The reconsideration of the validity of a protection status by the CGRS can also be requested by the Minister or the person authorised by the latter.

The CGRS informs the applicant in writing of the reasons for the reconsideration.

  • In case of a possible revocation of the status the applicant is always called for an interview. There, they have the possibility to refute the reasons for the reconsideration.
  • In case of a possible cessation of the status an interview is not necessary. Applicants can submit the reasons for maintaining their status to the CGRS in writing. The Commissioner General can ask the person concerned to present the reasons for the preservation of his status in writing.

In case of a cessation or revocation of a protection status, the burden of proof lies with the CGRS.

Cessation of the protection status

A cessation decision ends the status granted. Protection is no longer necessary as a result of the applicant's own behaviour or as a result of a change in the circumstances that led to the granting of the status.

The Commissioner General can end the refugee status if:

  • the applicant voluntarily requests protection from the country of which he is a national
  • the applicant voluntarily recovers his or her original nationality after losing it
  • the applicant acquires a new nationality and protection in the country of which he or she is a new national
  • the applicant has voluntarily established himself in the country where he feared persecution
  • the circumstances that led to the refugee status no longer exist and the refugee can no longer refuse to seek protection from the country of his nationality (or the country of main residence in the case of stateless persons), unless there are compelling reasons due to previous persecution. The Commissioner General examines whether the change in circumstances is sufficiently extensive and permanent to eliminate the fear of persecution.
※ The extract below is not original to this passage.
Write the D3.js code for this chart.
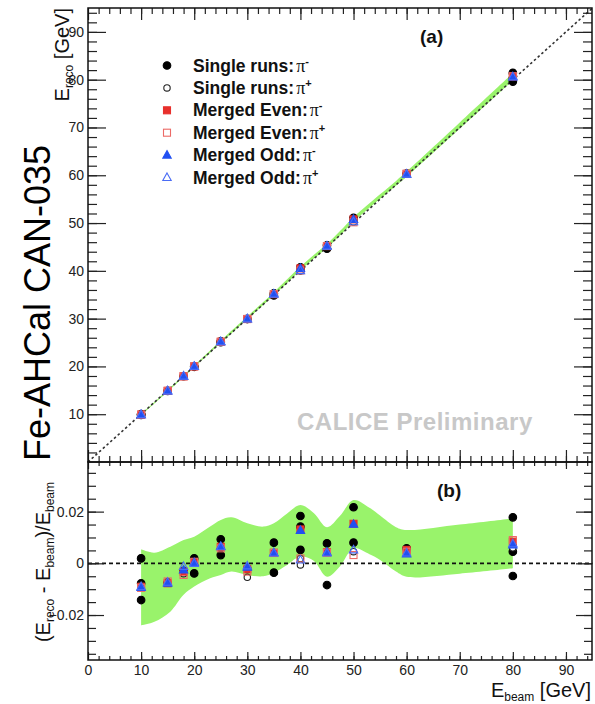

The Commissioner General can only end the subsidiary protection status if the circumstances that gave rise to the status no longer exist, or have changed in such a way that the protection status is no longer necessary. There must not be any compelling reasons on the part of the applicant as a result of previous serious harm not to seek protection from the country of his/her nationality (or the country of main residence in the case of stateless persons).

The Commissioner General examines whether the change in circumstances is sufficiently extensive and permanent to eliminate the real risk of serious harm.

Revocation of the protection status

The Commissioner General takes a decision to revoke the protection status when this status should never have been granted

  • because the applicant should have been excluded from protection or
  • because they were granted a protection status through fraudulent means.

If, after granting a protection status, the Commissioner General decides that the applicant should have been excluded, he can revokes the refugee status or the subsidiary protection status. In this decision, the Commissioner General renders an advice on a possible removal.

Read more about the situations in which the CGRS can apply the exclusion clause under Exclusion.

The Commissioner General may revokes a protection status on the grounds of fraud if the applicant:

  • represented the facts wrongly during his application for international protection
  • withheld information during his application
  • made false statements during his application
  • used false or falsified documents during his application.
  • his personal behaviour proves that he no longer fears persecution or runs a real risk of serious harm.

The fraud must relate to essential elements of the application which were not known at the time the protection status was granted.

  • The Commissioner General can revoke refugee status if:
  • the refugee poses a threat to society because he has been definitively convicted for a particularly serious crime
  • there are reasonable grounds to consider that the refugee represents a threat to national security.

In this decision, the Commissioner General also renders an advice on a possible removal.

The Commissioner General can also revoke subsidiary protection status if:

  • the person concerned has committed one or several crimes that do not fall within the specific exclusion clauses
  • the crimes are punishable by imprisonment if committed in Belgium
  • the person concerned has left his country of origin in order to escape punishment.

In this decision, the Commissioner General also renders an advice on a possible removal.